C’est cette force transcendante qui « pousse Beethoven à chanter, Delacroix à chercher des tons, Baudelaire à fouiller sa langue, Hugo à être énorme, Darwin à constater la sélection naturelle, et celle qui pousse Pasteur, Berthelot à chercher, Gœthe à deviner les fleurs, Cuvier à reconstituer des fossiles : — la même qui pousse l’araignée à faire sa toile, et, si on la déchire, la faire et la refaire jusqu’à épuisement, comme l’amour, l’éréthisme mental ou de l’œil, la fureur génésique d’art. » J’ajouterai un exemple à ceux dont Laforgue corrobore son idée.

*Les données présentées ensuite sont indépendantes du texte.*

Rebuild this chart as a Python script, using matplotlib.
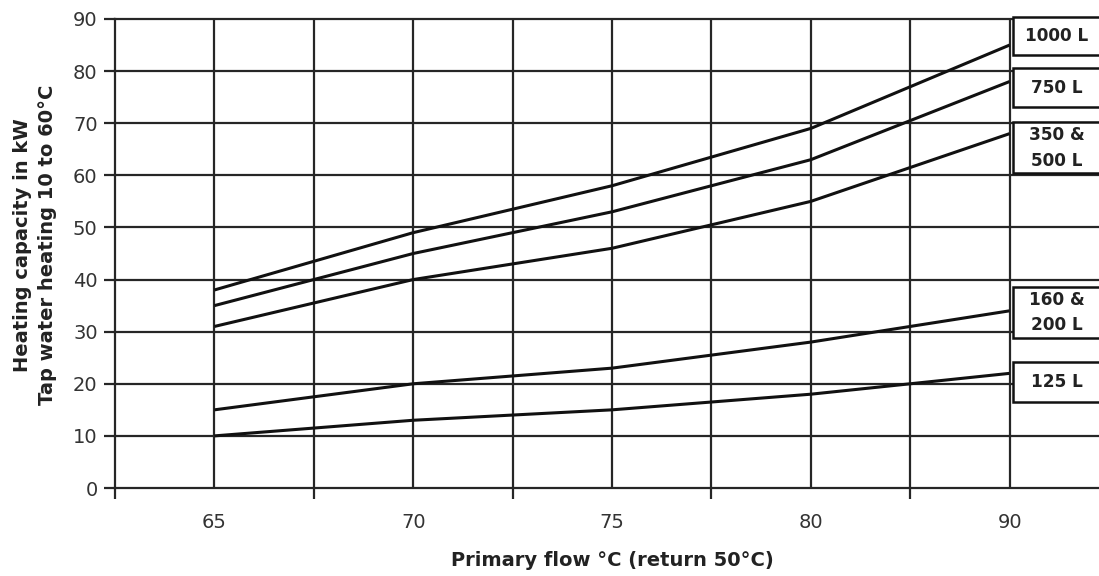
import matplotlib
matplotlib.use("Agg")
import matplotlib.pyplot as plt
from matplotlib.patches import Rectangle
import numpy as np

plt.rcParams['font.family'] = ['DejaVu Sans']

# ---- data ----
categories = ["65", "70", "75", "80", "90"]
series_names = ["1000 L", "750 L", "350 &\n500 L", "160 &\n200 L", "125 L"]
s_1000 = [38, 49, 58, 69, 85]
s_750 = [35, 45, 53, 63, 78]
s_350_500 = [31, 40, 46, 55, 68]
s_160_200 = [15, 20, 23, 28, 34]
s_125 = [10, 13, 15, 18, 22]
series = [s_1000, s_750, s_350_500, s_160_200, s_125]
y_ticks = [0, 10, 20, 30, 40, 50, 60, 70, 80, 90]

# ---- layout (label boxes: bottom, top in data units) ----
box_spans = [(83.1, 90.4), (73.1, 80.6), (60.4, 70.2), (28.8, 38.6), (16.5, 24.2)]

W, H = 1099, 576
fig = plt.figure(figsize=(W / 100, H / 100), dpi=100)
left, right, top, bottom = 115, 1109, 19, 488
ax = fig.add_axes([left / W, 1 - bottom / H, (right - left) / W, (bottom - top) / H])

n = len(categories)
x = np.arange(n)
ax.set_xlim(-0.5, n - 0.5)
ax.set_ylim(0, 90)

gcol = "#262626"
glw = 1.6
# grid
for yv in y_ticks:
    ax.axhline(yv, color=gcol, lw=glw, zorder=1, clip_on=False)
for xv in list(x) + list(np.arange(n - 1) + 0.5):
    ax.axvline(xv, color=gcol, lw=glw, zorder=1)

for s in series:
    ax.plot(x, s, color="#111111", lw=2.2, zorder=3, solid_capstyle="butt")

# label boxes
for name, (b0, b1) in zip(series_names, box_spans):
    r = Rectangle((4.015, b0), 0.6, b1 - b0, facecolor="white", edgecolor="#111111",
                  lw=1.8, zorder=4, clip_on=False)
    ax.add_patch(r)
    ax.text(4.237, (b0 + b1) / 2, name, ha="center", va="center", fontsize=12.2,
            fontweight="bold", color="#222222", zorder=5, clip_on=False,
            linespacing=1.55)

# spines
for sp in ["top", "right", "bottom"]:
    ax.spines[sp].set_visible(False)
ax.spines["left"].set_color(gcol)
ax.spines["left"].set_linewidth(glw)
ax.spines["left"].set_zorder(2)

ax.set_yticks(y_ticks)
ax.set_yticklabels([str(v) for v in y_ticks], fontsize=14, color="#333333")
ax.tick_params(axis="y", length=8, width=glw, color=gcol, pad=4.5)

ax.set_xticks(x)
ax.set_xticklabels(categories, fontsize=14, color="#333333")
ax.tick_params(axis="x", which="major", length=0, pad=18)
ax.set_xticks(np.arange(n + 1) - 0.5, minor=True)
ax.tick_params(axis="x", which="minor", length=8, width=glw, color=gcol, direction="out")

fig.text(612 / W, 1 - 560 / H, "Primary flow °C (return 50°C)", ha="center", va="center",
         fontsize=14, fontweight="bold", color="#222222")
fig.text(35 / W, 1 - 245 / H, "Heating capacity in kW\nTap water heating 10 to 60°C",
         rotation=90, ha="center", va="center", fontsize=14, fontweight="bold",
         color="#222222", linespacing=1.45)

fig.savefig("out.png", dpi=100)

N’est-ce pas cet attrait, irrésistible et mystérieux, dont Maeterlinck, traducteur des Disciples à Saïs, poétique expression du mysticisme naturaliste de Novalis, poursuit et décrit le jeu dans la Vie des abeilles Laforgue ne souscrit donc pas à la loi énoncée par Renan : l’art passe de la catégorie de l’instinct dans la catégorie de la réflexion. Instincts et réflexion coexistent. Ou plutôt, la réflexion n’est qu’une forme — la dernière revêtue — de l’instinct.

Je m’agite aussi. Mais l’Inconscient me mène ;
Or, il sait ce qu’il fait ; je n’ai rien à y voir.

Il en est de l’Art comme de l’Amour :

Allez ! Laissez passer, laissez faire ; l’Amour
Reconnaîtra les siens : il est aveugle et sourd.